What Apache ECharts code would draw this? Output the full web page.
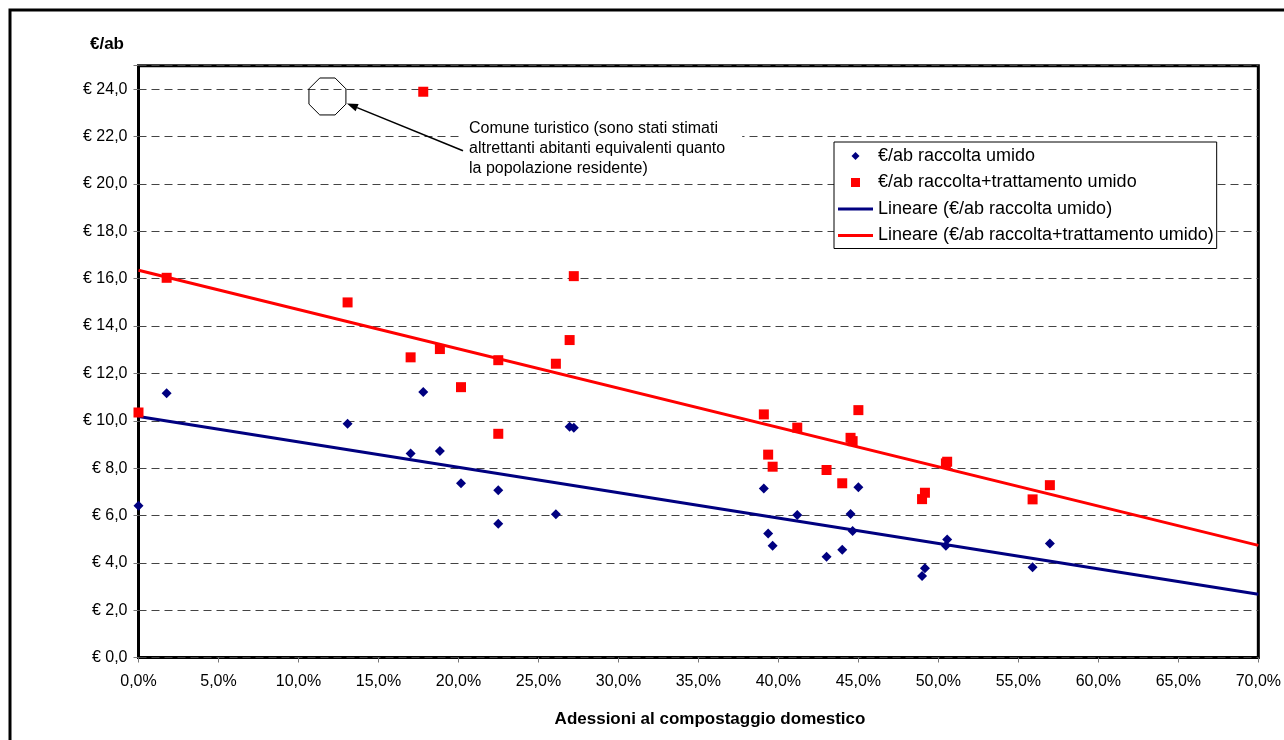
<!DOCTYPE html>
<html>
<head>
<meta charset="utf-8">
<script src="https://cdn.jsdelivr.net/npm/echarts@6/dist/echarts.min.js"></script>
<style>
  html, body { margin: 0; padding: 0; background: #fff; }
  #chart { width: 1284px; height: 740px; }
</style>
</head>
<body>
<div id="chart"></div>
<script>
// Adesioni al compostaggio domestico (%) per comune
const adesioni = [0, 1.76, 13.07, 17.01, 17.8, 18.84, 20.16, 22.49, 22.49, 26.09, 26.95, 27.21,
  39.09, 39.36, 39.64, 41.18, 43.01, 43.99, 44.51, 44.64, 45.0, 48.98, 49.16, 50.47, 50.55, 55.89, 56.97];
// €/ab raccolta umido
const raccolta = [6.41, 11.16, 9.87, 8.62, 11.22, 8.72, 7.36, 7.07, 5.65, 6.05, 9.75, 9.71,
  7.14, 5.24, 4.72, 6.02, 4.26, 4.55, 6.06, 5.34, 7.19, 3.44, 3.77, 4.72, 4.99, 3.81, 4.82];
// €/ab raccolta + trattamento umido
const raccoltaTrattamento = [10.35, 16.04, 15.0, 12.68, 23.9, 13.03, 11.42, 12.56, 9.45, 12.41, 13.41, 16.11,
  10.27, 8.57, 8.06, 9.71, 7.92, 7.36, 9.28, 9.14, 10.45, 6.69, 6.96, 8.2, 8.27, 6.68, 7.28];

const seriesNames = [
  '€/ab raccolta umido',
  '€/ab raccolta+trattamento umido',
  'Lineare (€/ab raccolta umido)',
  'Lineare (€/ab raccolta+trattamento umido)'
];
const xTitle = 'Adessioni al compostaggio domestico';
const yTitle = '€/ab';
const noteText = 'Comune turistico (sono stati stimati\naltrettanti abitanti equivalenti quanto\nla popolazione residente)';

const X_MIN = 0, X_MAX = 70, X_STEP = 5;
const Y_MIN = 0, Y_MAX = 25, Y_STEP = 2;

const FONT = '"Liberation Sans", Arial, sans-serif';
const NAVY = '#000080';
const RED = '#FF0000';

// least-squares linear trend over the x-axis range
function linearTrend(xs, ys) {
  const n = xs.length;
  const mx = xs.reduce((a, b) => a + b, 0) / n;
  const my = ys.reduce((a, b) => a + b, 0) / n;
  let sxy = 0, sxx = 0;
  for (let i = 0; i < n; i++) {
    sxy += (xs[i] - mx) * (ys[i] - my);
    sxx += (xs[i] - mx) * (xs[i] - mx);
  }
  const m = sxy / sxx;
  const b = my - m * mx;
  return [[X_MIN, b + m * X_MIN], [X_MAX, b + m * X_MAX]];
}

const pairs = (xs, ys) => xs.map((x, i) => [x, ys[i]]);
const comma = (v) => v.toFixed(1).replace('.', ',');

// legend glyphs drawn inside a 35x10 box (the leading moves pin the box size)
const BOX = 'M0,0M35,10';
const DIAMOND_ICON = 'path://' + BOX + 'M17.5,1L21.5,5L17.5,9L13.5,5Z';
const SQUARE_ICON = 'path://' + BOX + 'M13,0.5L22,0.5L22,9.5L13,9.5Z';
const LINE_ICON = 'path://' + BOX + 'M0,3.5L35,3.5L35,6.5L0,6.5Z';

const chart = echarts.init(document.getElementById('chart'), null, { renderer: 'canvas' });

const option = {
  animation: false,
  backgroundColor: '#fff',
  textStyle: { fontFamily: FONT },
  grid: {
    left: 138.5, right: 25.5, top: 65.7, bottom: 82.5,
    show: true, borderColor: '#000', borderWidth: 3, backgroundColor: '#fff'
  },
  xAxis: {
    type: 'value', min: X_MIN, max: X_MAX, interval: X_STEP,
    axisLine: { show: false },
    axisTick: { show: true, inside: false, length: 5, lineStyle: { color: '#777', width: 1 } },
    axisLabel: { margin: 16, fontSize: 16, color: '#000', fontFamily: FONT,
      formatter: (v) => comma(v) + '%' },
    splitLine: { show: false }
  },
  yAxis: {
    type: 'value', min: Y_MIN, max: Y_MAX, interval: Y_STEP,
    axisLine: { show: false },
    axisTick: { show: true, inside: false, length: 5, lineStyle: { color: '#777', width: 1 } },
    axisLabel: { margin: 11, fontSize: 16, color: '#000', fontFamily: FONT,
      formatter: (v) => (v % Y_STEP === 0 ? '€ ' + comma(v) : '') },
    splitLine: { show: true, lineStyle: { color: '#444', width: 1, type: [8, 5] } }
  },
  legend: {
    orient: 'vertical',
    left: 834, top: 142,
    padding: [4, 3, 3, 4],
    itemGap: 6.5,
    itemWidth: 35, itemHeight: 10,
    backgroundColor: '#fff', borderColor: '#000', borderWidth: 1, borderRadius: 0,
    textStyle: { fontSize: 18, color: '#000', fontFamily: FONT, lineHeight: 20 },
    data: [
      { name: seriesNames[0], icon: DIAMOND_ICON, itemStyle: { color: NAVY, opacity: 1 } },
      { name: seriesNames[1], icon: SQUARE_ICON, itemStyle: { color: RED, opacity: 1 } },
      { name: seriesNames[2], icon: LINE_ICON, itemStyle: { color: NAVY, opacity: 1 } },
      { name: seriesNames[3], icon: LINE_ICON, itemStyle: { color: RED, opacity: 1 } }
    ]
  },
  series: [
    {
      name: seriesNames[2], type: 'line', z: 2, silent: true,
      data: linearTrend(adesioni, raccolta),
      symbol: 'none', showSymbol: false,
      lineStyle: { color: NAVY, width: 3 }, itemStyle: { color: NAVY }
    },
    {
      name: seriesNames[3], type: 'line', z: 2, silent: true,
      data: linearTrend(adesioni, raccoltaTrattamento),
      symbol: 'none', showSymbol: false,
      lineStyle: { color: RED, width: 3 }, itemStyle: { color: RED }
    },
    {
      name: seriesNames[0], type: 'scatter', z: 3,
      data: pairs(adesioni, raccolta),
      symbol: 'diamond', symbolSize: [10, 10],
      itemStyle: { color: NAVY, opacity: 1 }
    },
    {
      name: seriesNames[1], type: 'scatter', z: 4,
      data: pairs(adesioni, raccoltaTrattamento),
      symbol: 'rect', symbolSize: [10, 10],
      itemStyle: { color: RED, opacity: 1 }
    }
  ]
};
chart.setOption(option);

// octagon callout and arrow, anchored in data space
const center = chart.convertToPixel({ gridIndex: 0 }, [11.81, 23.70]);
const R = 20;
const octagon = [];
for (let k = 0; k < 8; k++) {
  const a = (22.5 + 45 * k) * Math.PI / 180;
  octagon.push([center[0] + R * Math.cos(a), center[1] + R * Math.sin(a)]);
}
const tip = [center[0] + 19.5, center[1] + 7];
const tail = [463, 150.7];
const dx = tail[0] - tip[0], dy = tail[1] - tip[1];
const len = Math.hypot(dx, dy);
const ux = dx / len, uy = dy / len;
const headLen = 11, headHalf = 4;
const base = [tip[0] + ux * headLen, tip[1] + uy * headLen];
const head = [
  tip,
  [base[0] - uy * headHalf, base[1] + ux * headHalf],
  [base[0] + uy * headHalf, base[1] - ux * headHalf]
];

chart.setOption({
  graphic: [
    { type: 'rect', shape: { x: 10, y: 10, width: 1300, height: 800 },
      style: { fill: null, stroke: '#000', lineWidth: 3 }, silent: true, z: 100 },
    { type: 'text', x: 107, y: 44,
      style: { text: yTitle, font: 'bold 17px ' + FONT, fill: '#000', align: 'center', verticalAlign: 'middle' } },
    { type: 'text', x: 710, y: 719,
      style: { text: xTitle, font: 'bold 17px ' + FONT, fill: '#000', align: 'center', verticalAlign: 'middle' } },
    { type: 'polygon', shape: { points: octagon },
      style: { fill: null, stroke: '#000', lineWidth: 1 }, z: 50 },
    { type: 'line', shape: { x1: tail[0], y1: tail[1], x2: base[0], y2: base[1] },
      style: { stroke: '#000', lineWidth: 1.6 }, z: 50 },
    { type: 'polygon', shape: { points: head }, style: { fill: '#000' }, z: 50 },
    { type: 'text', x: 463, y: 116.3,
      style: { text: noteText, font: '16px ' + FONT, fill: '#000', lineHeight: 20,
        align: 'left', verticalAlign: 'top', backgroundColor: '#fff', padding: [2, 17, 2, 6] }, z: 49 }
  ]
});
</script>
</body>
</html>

----

OBJECTIVE:
Set down again, exactly, the lines of the material above from its first line to the one with "8.27, 6.68, 7.28];", inclusive. Leave the pictures out.

EXPECTED OUTPUT:
What Apache ECharts code would draw this? Output the full web page.
<!DOCTYPE html>
<html>
<head>
<meta charset="utf-8">
<script src="https://cdn.jsdelivr.net/npm/echarts@6/dist/echarts.min.js"></script>
<style>
  html, body { margin: 0; padding: 0; background: #fff; }
  #chart { width: 1284px; height: 740px; }
</style>
</head>
<body>
<div id="chart"></div>
<script>
// Adesioni al compostaggio domestico (%) per comune
const adesioni = [0, 1.76, 13.07, 17.01, 17.8, 18.84, 20.16, 22.49, 22.49, 26.09, 26.95, 27.21,
  39.09, 39.36, 39.64, 41.18, 43.01, 43.99, 44.51, 44.64, 45.0, 48.98, 49.16, 50.47, 50.55, 55.89, 56.97];
// €/ab raccolta umido
const raccolta = [6.41, 11.16, 9.87, 8.62, 11.22, 8.72, 7.36, 7.07, 5.65, 6.05, 9.75, 9.71,
  7.14, 5.24, 4.72, 6.02, 4.26, 4.55, 6.06, 5.34, 7.19, 3.44, 3.77, 4.72, 4.99, 3.81, 4.82];
// €/ab raccolta + trattamento umido
const raccoltaTrattamento = [10.35, 16.04, 15.0, 12.68, 23.9, 13.03, 11.42, 12.56, 9.45, 12.41, 13.41, 16.11,
  10.27, 8.57, 8.06, 9.71, 7.92, 7.36, 9.28, 9.14, 10.45, 6.69, 6.96, 8.2, 8.27, 6.68, 7.28];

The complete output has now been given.